A leading Vatican diplomat has called for better protection of religious freedom in the face of increasing violence and discrimination against Christians and members of other religions.
Archbishop Dominique Mamberti, the Vatican secretary for relations with states, also urged a more comprehensive response to the problem of human trafficking and its effects on vulnerable groups, such as women and children.
Archbishop Mamberti made the remarks in a speech to representatives of the Organisation for Security and Co-operation in Europe who met in Helsinki, Finland.
He said the adoption of the Universal Declaration of Human Rights 60 years ago was one of the greatest achievements of the United Nations and noted that the Church was working in every country to make sure those rights are put into practice.
One of these fundamental rights is religious freedom, he said.
"The Holy See promotes this right, demands that it be universally respected, and views with concern the increasing episodes of violence, as well as the ongoing acts of discrimination and intolerance against Christians and members of other religions," he said.
In a reference to violence in the name of religion, he added: "Hatred can find no justification among those who call God 'our Father’."
Pope Benedict XVI and other Vatican officials have expressed alarm in recent months at a growing number of anti-Christian attacks in Iraq and India, and have called upon the governments of both countries to do more to protect their Christian minorities.

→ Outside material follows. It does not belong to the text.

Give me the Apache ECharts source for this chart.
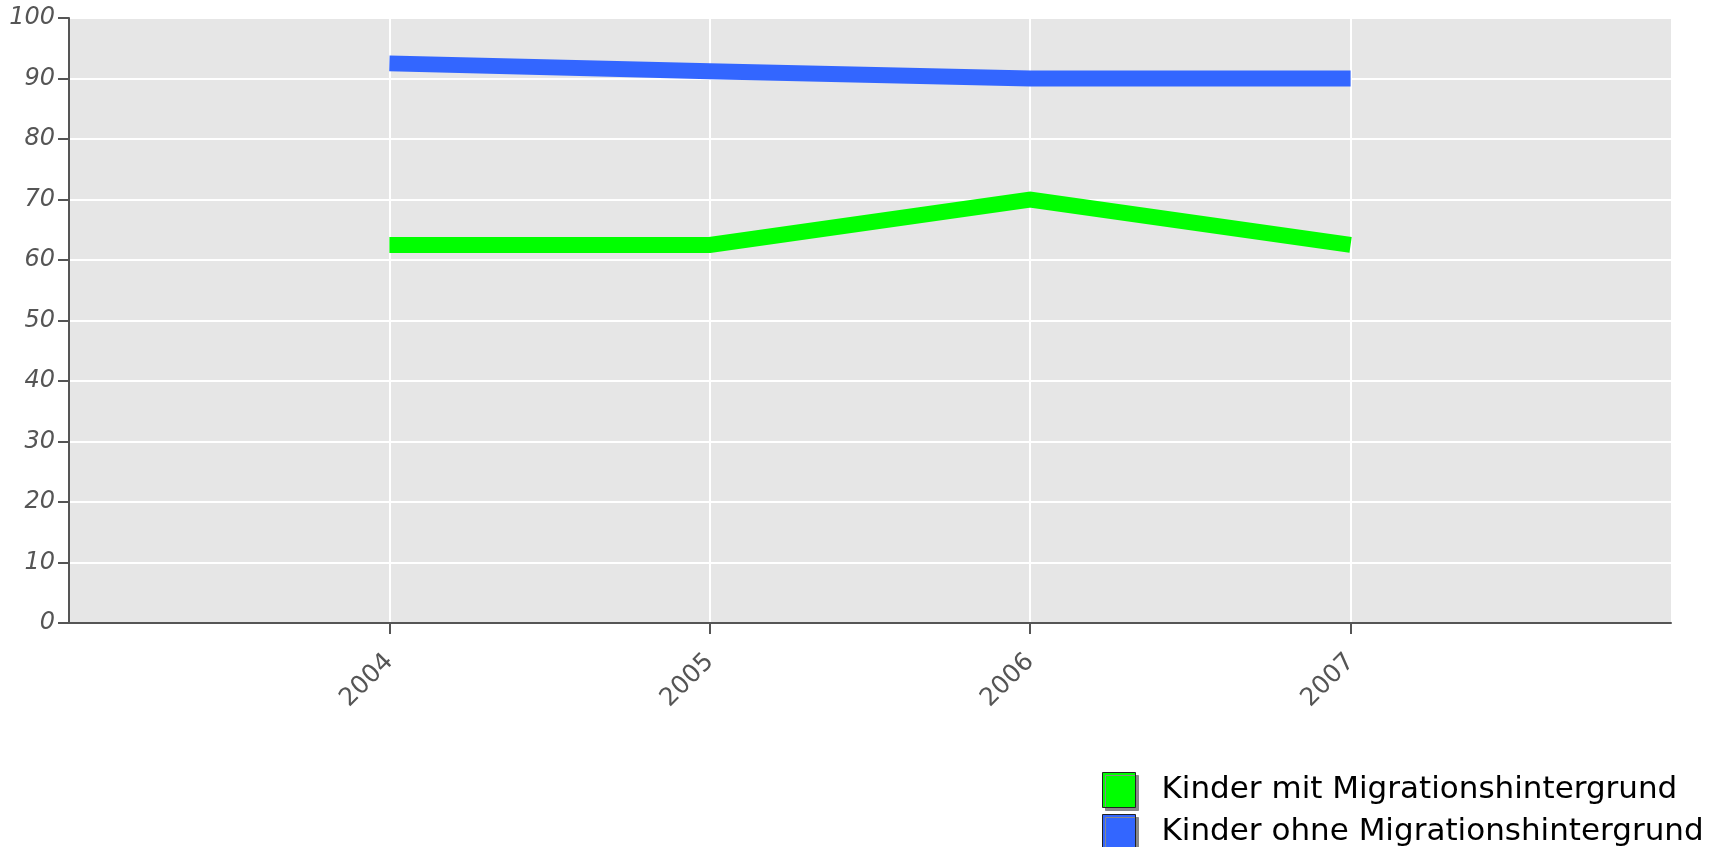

Archbishop Mamberti said the scourge of human trafficking today is "a multidimensional social phenomenon of misery, poverty, greed, corruption, injustice and oppression which manifests itself in sexual exploitation, forced labour, slavery and the recruitment of minors for armed conflict".
He said the root causes of human trafficking include economic factors, such as the imbalance between rural and urban wealth levels; political and juridical factors, such as the absence of legislation to deal with trafficking, mistrust of the law and open borders; and cultural factors, such as the social acceptability of putting children to work, illiteracy and discrimination against girls.
The archbishop said there was another aspect of human trafficking that must be collectively addressed: the "trivialisation of sexuality in the media and entertainment industries, which fuels a decline in moral values and leads to the degradation of men and women and even the abuse of children".